RATES what is going on

Slow times in transportation acts just like a fire in the woods….it thins out the forest. The last couple of years have been pretty good for many carriers and brokers alike. Lots of freight, great rates, no wonder we have seen so many new entrants into this wacky industry. It all seems so easy! Well, the chickens have come home to roost and things are now in a downward trend. Usually that means only the well funded, efficient, organized and experienced operations will survive.
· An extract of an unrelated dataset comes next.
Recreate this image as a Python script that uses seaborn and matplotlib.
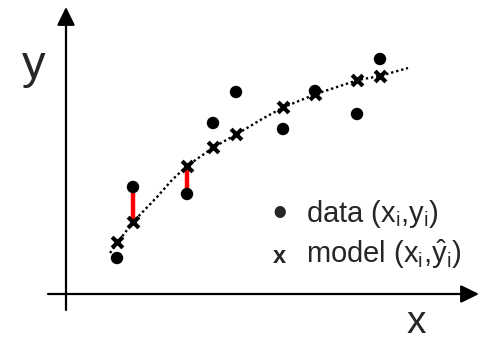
import matplotlib
matplotlib.use("Agg")
import matplotlib.pyplot as plt
import seaborn as sns
import pandas as pd

sns.set_style("white")
plt.rcParams['font.family'] = ['Liberation Sans', 'DejaVu Sans']
plt.rcParams['mathtext.fontset'] = 'custom'
plt.rcParams['mathtext.rm'] = 'Liberation Sans'
plt.rcParams['mathtext.it'] = 'Liberation Sans'
plt.rcParams['mathtext.default'] = 'regular'

# data points (x_i, y_i)
data_x = [5.1, 6.7, 12.1, 14.7, 17.0, 21.7, 24.9, 29.1, 31.4]
data_y = [3.6, 10.7, 10.0, 17.1, 20.2, 16.5, 20.3, 18.0, 23.5]
# model values (x_i, yhat_i)
model_y = [5.2, 7.2, 12.8, 14.7, 16.0, 18.7, 20.0, 21.4, 21.8]
# model curve
curve_x = [4.4, 5.2, 6.7, 9.1, 10.6, 12.1, 14.8, 17.1, 19.6, 21.8, 25.0, 27.1, 29.2, 31.4, 32.8, 34.2]
curve_y = [4.1, 5.2, 7.2, 9.7, 11.4, 12.8, 14.7, 16.0, 17.5, 18.7, 20.0, 20.7, 21.4, 21.8, 22.2, 22.6]
# residuals highlighted in red (indices)
resid_idx = [1, 2]

df = pd.DataFrame({"x": data_x, "y": data_y, "yhat": model_y})
cdf = pd.DataFrame({"x": curve_x, "y": curve_y})

fig = plt.figure(figsize=(4.8, 3.4), dpi=100)
ax = fig.add_axes([0, 0, 1, 1])
ax.set_xlim(-6.6, 41.4)
ax.set_ylim(-4.6, 29.4)
ax.axis('off')

# axes with arrows
arrow = dict(arrowstyle='-|>,head_length=0.55,head_width=0.27', lw=1.6,
             color='black', mutation_scale=20, shrinkA=0, shrinkB=0)
ax.annotate('', xy=(0, 28.7), xytext=(0, -1.6), arrowprops=arrow)
ax.annotate('', xy=(41.3, 0), xytext=(-1.8, 0), arrowprops=arrow)

# model curve
sns.lineplot(data=cdf, x="x", y="y", ax=ax, sort=False, color='black',
             linestyle=(0, (1, 1.2)), linewidth=1.7, zorder=2)

# red residual lines
sel = df.iloc[resid_idx]
ax.vlines(sel["x"], sel["y"], sel["yhat"], color='#ff0000', linewidth=3.2, zorder=3)

# data dots
sns.scatterplot(data=df, x="x", y="y", ax=ax, color='black', s=80,
                edgecolor='none', zorder=4)
# model crosses
sns.scatterplot(data=df, x="x", y="yhat", ax=ax, color='black', marker='x',
                s=60, linewidth=3.0, zorder=5)

# axis labels
fig.text(33.5 / 480, 1 - 78 / 340, 'y', fontsize=34, ha='center', va='baseline')
fig.text(416 / 480, 1 - 333 / 340, 'x', fontsize=28, ha='center', va='baseline')

# legend as text
fig.text(280 / 480, 1 - 215 / 340, '\u2022', fontsize=30, ha='center', va='center')
fig.text(306 / 480, 1 - 222 / 340, 'data (x$_i$,y$_i$)', fontsize=21, ha='left', va='baseline')
fig.text(279 / 480, 1 - 263 / 340, 'x', fontsize=17, fontweight='bold', ha='center', va='baseline')
fig.text(306 / 480, 1 - 263 / 340, r'model (x$_i$,$\hat{y}_i$)', fontsize=21, ha='left', va='baseline')

fig.savefig('out.png', dpi=100)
The Johnny-come-latelys who feasted on the recent high rates thinking that was the norm, are in for a rude awakening.
 
There is only one solution to resolve all of this, and that is to regulate the trucking industry once again.
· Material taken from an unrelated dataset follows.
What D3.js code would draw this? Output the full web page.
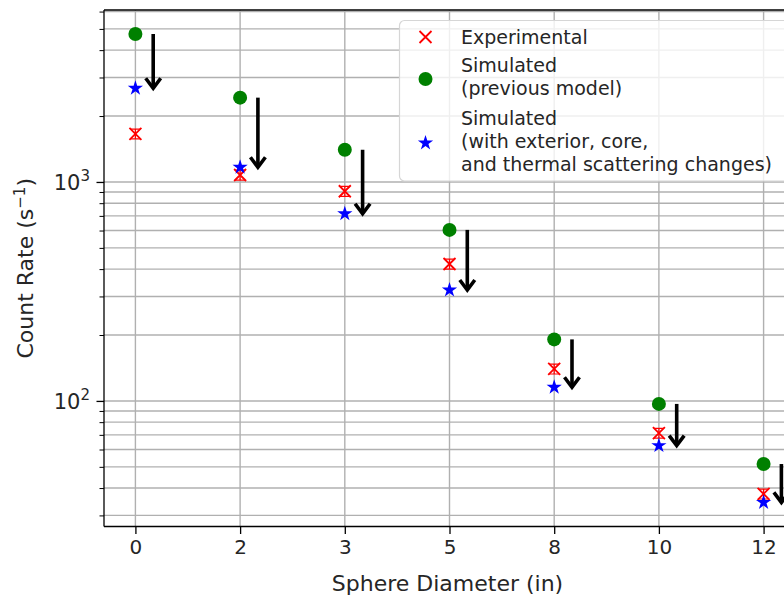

NOT THE GOVERNMENT OR THE PROVINCES TRUCKING ASSOCIATIONS, an educated group that would establish standard rates,for every corridor,along with the Domestic and US/Canada weekly fuel charts that would apply, and then customers and freight brokers, can choose the carriers that provide the service, and the ones that have been surviving by butchering the rates, and customers settling with poor service for cheap trucking, will be slowly dissolved in an industry they should have never been in to start.

This industry controls the economy,and it is shooting itself in the foot.
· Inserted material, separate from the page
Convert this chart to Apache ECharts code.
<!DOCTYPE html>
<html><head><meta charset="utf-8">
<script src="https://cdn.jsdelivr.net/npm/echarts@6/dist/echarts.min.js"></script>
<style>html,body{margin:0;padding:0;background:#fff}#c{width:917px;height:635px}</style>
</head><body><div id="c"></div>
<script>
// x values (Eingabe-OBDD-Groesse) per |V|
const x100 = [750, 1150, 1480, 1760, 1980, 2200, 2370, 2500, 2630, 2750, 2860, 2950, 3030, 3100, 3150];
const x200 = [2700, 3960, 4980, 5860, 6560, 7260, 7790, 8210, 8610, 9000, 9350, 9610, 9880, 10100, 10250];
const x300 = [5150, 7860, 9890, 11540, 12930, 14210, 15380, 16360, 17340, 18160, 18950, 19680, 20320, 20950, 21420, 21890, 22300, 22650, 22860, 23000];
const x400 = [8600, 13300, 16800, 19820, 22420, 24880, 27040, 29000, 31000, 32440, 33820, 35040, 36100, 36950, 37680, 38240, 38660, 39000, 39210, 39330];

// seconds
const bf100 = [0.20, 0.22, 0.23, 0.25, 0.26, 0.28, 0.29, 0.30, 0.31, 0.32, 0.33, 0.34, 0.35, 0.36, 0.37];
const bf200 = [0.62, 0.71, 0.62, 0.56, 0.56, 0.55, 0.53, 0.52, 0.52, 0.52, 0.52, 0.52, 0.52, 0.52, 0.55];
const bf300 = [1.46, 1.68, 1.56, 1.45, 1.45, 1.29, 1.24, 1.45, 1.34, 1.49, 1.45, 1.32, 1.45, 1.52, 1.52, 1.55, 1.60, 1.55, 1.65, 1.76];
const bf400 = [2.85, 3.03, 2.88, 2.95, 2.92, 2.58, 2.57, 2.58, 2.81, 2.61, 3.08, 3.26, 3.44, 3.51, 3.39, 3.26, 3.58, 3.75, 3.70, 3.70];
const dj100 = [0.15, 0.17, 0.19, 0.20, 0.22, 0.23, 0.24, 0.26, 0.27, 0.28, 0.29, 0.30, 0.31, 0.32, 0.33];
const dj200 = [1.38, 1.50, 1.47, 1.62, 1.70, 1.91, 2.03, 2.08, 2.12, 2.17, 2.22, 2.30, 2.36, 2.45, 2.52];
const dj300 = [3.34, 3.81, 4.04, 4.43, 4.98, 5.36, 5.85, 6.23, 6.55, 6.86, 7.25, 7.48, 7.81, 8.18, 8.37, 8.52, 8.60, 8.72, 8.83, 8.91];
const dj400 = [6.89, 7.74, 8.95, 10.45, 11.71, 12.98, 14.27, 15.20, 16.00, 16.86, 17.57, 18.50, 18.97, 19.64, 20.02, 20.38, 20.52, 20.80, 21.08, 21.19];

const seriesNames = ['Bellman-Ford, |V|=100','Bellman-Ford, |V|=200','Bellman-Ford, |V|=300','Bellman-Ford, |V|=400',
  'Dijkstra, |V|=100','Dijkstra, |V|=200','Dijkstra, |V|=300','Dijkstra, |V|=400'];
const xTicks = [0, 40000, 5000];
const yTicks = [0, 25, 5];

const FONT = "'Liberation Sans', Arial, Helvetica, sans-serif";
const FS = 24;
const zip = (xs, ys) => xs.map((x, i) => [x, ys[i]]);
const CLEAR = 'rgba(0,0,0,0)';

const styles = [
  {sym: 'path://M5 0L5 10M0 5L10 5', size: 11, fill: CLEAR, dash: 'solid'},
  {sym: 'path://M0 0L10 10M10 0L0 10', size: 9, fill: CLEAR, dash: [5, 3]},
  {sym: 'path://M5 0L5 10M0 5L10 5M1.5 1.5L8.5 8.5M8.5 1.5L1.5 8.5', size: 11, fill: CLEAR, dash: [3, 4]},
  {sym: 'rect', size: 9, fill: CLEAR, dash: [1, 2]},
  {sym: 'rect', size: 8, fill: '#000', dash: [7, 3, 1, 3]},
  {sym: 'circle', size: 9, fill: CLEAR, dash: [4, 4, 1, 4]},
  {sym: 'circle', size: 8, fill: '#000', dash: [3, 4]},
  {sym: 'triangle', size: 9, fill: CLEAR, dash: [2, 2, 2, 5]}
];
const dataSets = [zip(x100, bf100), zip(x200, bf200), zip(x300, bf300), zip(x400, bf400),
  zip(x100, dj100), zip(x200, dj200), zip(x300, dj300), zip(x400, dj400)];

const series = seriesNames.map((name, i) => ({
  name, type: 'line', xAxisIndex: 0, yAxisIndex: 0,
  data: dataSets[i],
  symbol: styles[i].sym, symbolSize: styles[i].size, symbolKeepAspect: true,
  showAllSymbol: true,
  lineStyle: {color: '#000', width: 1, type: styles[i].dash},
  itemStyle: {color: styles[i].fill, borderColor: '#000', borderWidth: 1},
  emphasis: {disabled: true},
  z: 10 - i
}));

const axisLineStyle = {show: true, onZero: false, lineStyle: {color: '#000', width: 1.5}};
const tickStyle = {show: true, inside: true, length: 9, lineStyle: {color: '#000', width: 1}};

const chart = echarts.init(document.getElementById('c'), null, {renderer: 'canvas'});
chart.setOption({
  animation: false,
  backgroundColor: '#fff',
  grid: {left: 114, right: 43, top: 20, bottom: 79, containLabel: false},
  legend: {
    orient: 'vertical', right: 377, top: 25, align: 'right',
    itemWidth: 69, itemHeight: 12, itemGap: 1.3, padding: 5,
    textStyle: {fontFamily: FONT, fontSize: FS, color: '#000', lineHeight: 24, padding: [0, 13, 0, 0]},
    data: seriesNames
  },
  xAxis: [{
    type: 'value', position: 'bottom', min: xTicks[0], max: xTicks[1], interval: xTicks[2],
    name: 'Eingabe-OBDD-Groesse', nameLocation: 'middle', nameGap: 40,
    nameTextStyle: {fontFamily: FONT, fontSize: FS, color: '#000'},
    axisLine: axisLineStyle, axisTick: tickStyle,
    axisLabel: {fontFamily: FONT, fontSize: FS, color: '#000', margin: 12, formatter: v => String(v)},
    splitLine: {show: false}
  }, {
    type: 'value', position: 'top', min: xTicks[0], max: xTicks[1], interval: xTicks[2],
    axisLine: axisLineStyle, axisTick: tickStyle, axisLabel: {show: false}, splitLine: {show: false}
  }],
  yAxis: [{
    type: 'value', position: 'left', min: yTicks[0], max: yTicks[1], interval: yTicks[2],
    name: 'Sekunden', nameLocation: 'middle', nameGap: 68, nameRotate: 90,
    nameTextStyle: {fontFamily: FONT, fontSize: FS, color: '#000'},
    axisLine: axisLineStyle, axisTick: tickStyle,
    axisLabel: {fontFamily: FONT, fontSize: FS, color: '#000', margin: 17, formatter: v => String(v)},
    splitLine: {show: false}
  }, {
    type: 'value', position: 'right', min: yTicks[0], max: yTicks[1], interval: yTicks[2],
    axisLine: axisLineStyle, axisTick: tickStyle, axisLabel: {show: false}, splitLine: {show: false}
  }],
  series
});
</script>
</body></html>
Hope is the only word, and depending on our millennials,who sure as hell dont want to spend 3 weeks of the month in a truck on the road, to make a living...we will need the governing body to recruit and keep transportation on its feet....or we will be right back to where we are,with the butchers and service failures running the roads.
I actually do not support regulating the rates for trucking at all. What is going to separate the people who really give this job their 100% all from those who do not? Any company can have a truck and a driver and run a lane. It is the companies that put their heart and soul into it, that will succeed. Regulating, in my humble opinion would be like allowing companies to get paid the same amount for doing a crumby job. If someone's rate is slightly higher than someone else's, but they do an outstanding job, what is wrong with that? As a broker, or a shipper looking for high quality service and long term relationships, they might very well pay a little extra to know their freight is well cared for.
 
Well now we know whoever has the working force is the ones who control any industry and the pricing! I think the OTA should lobby for a level playing field so only a certain amount of new canadians ( depending where you come from) should be allowed in any business model.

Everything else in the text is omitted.